- SHORT TASK
Return each line of the data below exactly, omitting any pictures.

--- start ---

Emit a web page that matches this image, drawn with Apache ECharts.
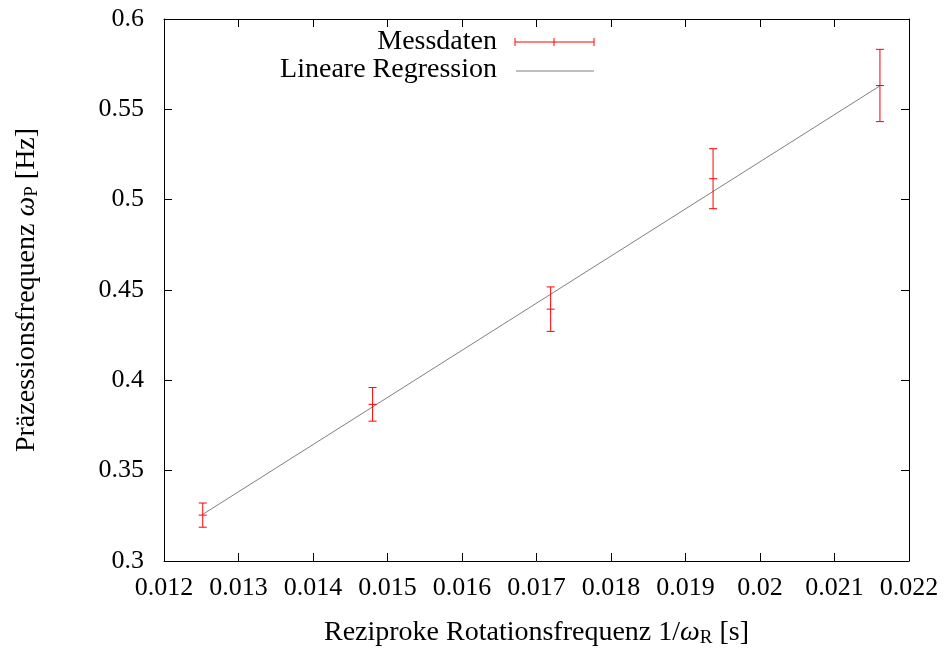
<!DOCTYPE html>
<html>
<head>
<meta charset="utf-8">
<script src="https://cdn.jsdelivr.net/npm/echarts@6/dist/echarts.min.js"></script>
<style>
html,body{margin:0;padding:0;background:#fff;}
#main{width:949px;height:653px;}
</style>
</head>
<body>
<div id="main"></div>
<script>
var xVals = [0.01252, 0.0148, 0.01719, 0.01937, 0.02161];
var yVals = [0.3254, 0.3867, 0.4394, 0.5116, 0.5632];
var yErr = [0.0067, 0.0093, 0.0123, 0.0166, 0.0200];
// lineare Regression, Endpunkte
var regX = [0.01252, 0.02161];
var regY = [0.3258, 0.5630];

var FONT = '"Liberation Serif", "Times New Roman", serif';

var errData = xVals.map(function (x, i) {
    return [x, yVals[i], yVals[i] - yErr[i], yVals[i] + yErr[i]];
});
var regData = regX.map(function (x, i) { return [x, regY[i]]; });

var chart = echarts.init(document.getElementById('main'));

var tickStyle = { show: true, inside: true, length: 8, lineStyle: { color: '#000', width: 1 } };
var lineStyle = { show: true, lineStyle: { color: '#000', width: 1 } };
var nameRich = {
    n: { fontFamily: FONT, fontSize: 28, color: '#000' },
    i: { fontFamily: FONT, fontSize: 28, fontStyle: 'italic', color: '#000' },
    s: { fontFamily: FONT, fontSize: 19, color: '#000', padding: [12, 0, 0, 0] }
};

var option = {
    animation: false,
    backgroundColor: '#fff',
    grid: { left: 164, right: 40, top: 19, bottom: 91 },
    xAxis: [{
        type: 'value',
        min: 0.012, max: 0.022, interval: 0.001,
        axisLine: lineStyle,
        axisTick: tickStyle,
        splitLine: { show: false },
        axisLabel: {
            margin: 14,
            color: '#000',
            fontFamily: FONT,
            fontSize: 26,
            formatter: function (v) { return String(parseFloat(v.toFixed(3))); }
        },
        name: '{n|Reziproke Rotationsfrequenz 1/}{i|ω}{s|R}{n| [s]}',
        nameLocation: 'middle',
        nameGap: 56,
        nameTextStyle: { color: '#000', rich: nameRich }
    }, {
        type: 'value', position: 'top',
        min: 0.012, max: 0.022, interval: 0.001,
        axisLine: lineStyle,
        axisTick: tickStyle,
        axisLabel: { show: false },
        splitLine: { show: false }
    }],
    yAxis: [{
        type: 'value',
        min: 0.3, max: 0.6, interval: 0.05,
        axisLine: lineStyle,
        axisTick: tickStyle,
        splitLine: { show: false },
        axisLabel: {
            margin: 20,
            color: '#000',
            fontFamily: FONT,
            fontSize: 26,
            formatter: function (v) { return String(parseFloat(v.toFixed(2))); }
        },
        name: '{n|Präzessionsfrequenz }{i|ω}{s|P}{n| [Hz]}',
        nameLocation: 'middle',
        nameGap: 122,
        nameTextStyle: { color: '#000', rich: nameRich }
    }, {
        type: 'value', position: 'right',
        min: 0.3, max: 0.6, interval: 0.05,
        axisLine: lineStyle,
        axisTick: tickStyle,
        axisLabel: { show: false },
        splitLine: { show: false }
    }],
    series: [{
        name: 'Lineare Regression',
        type: 'line',
        data: regData,
        symbol: 'none',
        lineStyle: { color: '#808080', width: 1 },
        z: 2
    }, {
        name: 'Messdaten',
        type: 'custom',
        data: errData,
        encode: { x: 0, y: 1 },
        z: 3,
        renderItem: function (params, api) {
            var x = api.value(0);
            var c = api.coord([x, api.value(1)]);
            var lo = api.coord([x, api.value(2)]);
            var hi = api.coord([x, api.value(3)]);
            var w = 4;
            var st = { stroke: '#ff0000', lineWidth: 1 };
            return {
                type: 'group',
                children: [
                    { type: 'line', shape: { x1: c[0], y1: lo[1], x2: c[0], y2: hi[1] }, style: st },
                    { type: 'line', shape: { x1: c[0] - w, y1: lo[1], x2: c[0] + w, y2: lo[1] }, style: st },
                    { type: 'line', shape: { x1: c[0] - w, y1: hi[1], x2: c[0] + w, y2: hi[1] }, style: st },
                    { type: 'line', shape: { x1: c[0] - w, y1: c[1], x2: c[0] + w, y2: c[1] }, style: st }
                ]
            };
        }
    }],
    // Legende wie im Original: Text rechtsbuendig, Symbol rechts daneben
    graphic: [
        { type: 'text', right: 452, top: 28, style: { text: 'Messdaten', font: '28px ' + FONT, fill: '#000', textAlign: 'right' } },
        { type: 'line', shape: { x1: 515, y1: 42, x2: 594, y2: 42 }, style: { stroke: '#ff0000', lineWidth: 1 } },
        { type: 'line', shape: { x1: 515, y1: 38, x2: 515, y2: 46 }, style: { stroke: '#ff0000', lineWidth: 1 } },
        { type: 'line', shape: { x1: 594, y1: 38, x2: 594, y2: 46 }, style: { stroke: '#ff0000', lineWidth: 1 } },
        { type: 'line', shape: { x1: 554, y1: 38, x2: 554, y2: 46 }, style: { stroke: '#ff0000', lineWidth: 1 } },
        { type: 'text', right: 452, top: 56, style: { text: 'Lineare Regression', font: '28px ' + FONT, fill: '#000', textAlign: 'right' } },
        { type: 'line', shape: { x1: 516, y1: 71, x2: 594, y2: 71 }, style: { stroke: '#808080', lineWidth: 1 } }
    ]
};

chart.setOption(option);
</script>
</body>
</html>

--- end ---

- TASK ANSWER
Emit a web page that matches this image, drawn with Apache ECharts.
<!DOCTYPE html>
<html>
<head>
<meta charset="utf-8">
<script src="https://cdn.jsdelivr.net/npm/echarts@6/dist/echarts.min.js"></script>
<style>
html,body{margin:0;padding:0;background:#fff;}
#main{width:949px;height:653px;}
</style>
</head>
<body>
<div id="main"></div>
<script>
var xVals = [0.01252, 0.0148, 0.01719, 0.01937, 0.02161];
var yVals = [0.3254, 0.3867, 0.4394, 0.5116, 0.5632];
var yErr = [0.0067, 0.0093, 0.0123, 0.0166, 0.0200];
// lineare Regression, Endpunkte
var regX = [0.01252, 0.02161];
var regY = [0.3258, 0.5630];

var FONT = '"Liberation Serif", "Times New Roman", serif';

var errData = xVals.map(function (x, i) {
    return [x, yVals[i], yVals[i] - yErr[i], yVals[i] + yErr[i]];
});
var regData = regX.map(function (x, i) { return [x, regY[i]]; });

var chart = echarts.init(document.getElementById('main'));

var tickStyle = { show: true, inside: true, length: 8, lineStyle: { color: '#000', width: 1 } };
var lineStyle = { show: true, lineStyle: { color: '#000', width: 1 } };
var nameRich = {
    n: { fontFamily: FONT, fontSize: 28, color: '#000' },
    i: { fontFamily: FONT, fontSize: 28, fontStyle: 'italic', color: '#000' },
    s: { fontFamily: FONT, fontSize: 19, color: '#000', padding: [12, 0, 0, 0] }
};

var option = {
    animation: false,
    backgroundColor: '#fff',
    grid: { left: 164, right: 40, top: 19, bottom: 91 },
    xAxis: [{
        type: 'value',
        min: 0.012, max: 0.022, interval: 0.001,
        axisLine: lineStyle,
        axisTick: tickStyle,
        splitLine: { show: false },
        axisLabel: {
            margin: 14,
            color: '#000',
            fontFamily: FONT,
            fontSize: 26,
            formatter: function (v) { return String(parseFloat(v.toFixed(3))); }
        },
        name: '{n|Reziproke Rotationsfrequenz 1/}{i|ω}{s|R}{n| [s]}',
        nameLocation: 'middle',
        nameGap: 56,
        nameTextStyle: { color: '#000', rich: nameRich }
    }, {
        type: 'value', position: 'top',
        min: 0.012, max: 0.022, interval: 0.001,
        axisLine: lineStyle,
        axisTick: tickStyle,
        axisLabel: { show: false },
        splitLine: { show: false }
    }],
    yAxis: [{
        type: 'value',
        min: 0.3, max: 0.6, interval: 0.05,
        axisLine: lineStyle,
        axisTick: tickStyle,
        splitLine: { show: false },
        axisLabel: {
            margin: 20,
            color: '#000',
            fontFamily: FONT,
            fontSize: 26,
            formatter: function (v) { return String(parseFloat(v.toFixed(2))); }
        },
        name: '{n|Präzessionsfrequenz }{i|ω}{s|P}{n| [Hz]}',
        nameLocation: 'middle',
        nameGap: 122,
        nameTextStyle: { color: '#000', rich: nameRich }
    }, {
        type: 'value', position: 'right',
        min: 0.3, max: 0.6, interval: 0.05,
        axisLine: lineStyle,
        axisTick: tickStyle,
        axisLabel: { show: false },
        splitLine: { show: false }
    }],
    series: [{
        name: 'Lineare Regression',
        type: 'line',
        data: regData,
        symbol: 'none',
        lineStyle: { color: '#808080', width: 1 },
        z: 2
    }, {
        name: 'Messdaten',
        type: 'custom',
        data: errData,
        encode: { x: 0, y: 1 },
        z: 3,
        renderItem: function (params, api) {
            var x = api.value(0);
            var c = api.coord([x, api.value(1)]);
            var lo = api.coord([x, api.value(2)]);
            var hi = api.coord([x, api.value(3)]);
            var w = 4;
            var st = { stroke: '#ff0000', lineWidth: 1 };
            return {
                type: 'group',
                children: [
                    { type: 'line', shape: { x1: c[0], y1: lo[1], x2: c[0], y2: hi[1] }, style: st },
                    { type: 'line', shape: { x1: c[0] - w, y1: lo[1], x2: c[0] + w, y2: lo[1] }, style: st },
                    { type: 'line', shape: { x1: c[0] - w, y1: hi[1], x2: c[0] + w, y2: hi[1] }, style: st },
                    { type: 'line', shape: { x1: c[0] - w, y1: c[1], x2: c[0] + w, y2: c[1] }, style: st }
                ]
            };
        }
    }],
    // Legende wie im Original: Text rechtsbuendig, Symbol rechts daneben
    graphic: [
        { type: 'text', right: 452, top: 28, style: { text: 'Messdaten', font: '28px ' + FONT, fill: '#000', textAlign: 'right' } },
        { type: 'line', shape: { x1: 515, y1: 42, x2: 594, y2: 42 }, style: { stroke: '#ff0000', lineWidth: 1 } },
        { type: 'line', shape: { x1: 515, y1: 38, x2: 515, y2: 46 }, style: { stroke: '#ff0000', lineWidth: 1 } },
        { type: 'line', shape: { x1: 594, y1: 38, x2: 594, y2: 46 }, style: { stroke: '#ff0000', lineWidth: 1 } },
        { type: 'line', shape: { x1: 554, y1: 38, x2: 554, y2: 46 }, style: { stroke: '#ff0000', lineWidth: 1 } },
        { type: 'text', right: 452, top: 56, style: { text: 'Lineare Regression', font: '28px ' + FONT, fill: '#000', textAlign: 'right' } },
        { type: 'line', shape: { x1: 516, y1: 71, x2: 594, y2: 71 }, style: { stroke: '#808080', lineWidth: 1 } }
    ]
};

chart.setOption(option);
</script>
</body>
</html>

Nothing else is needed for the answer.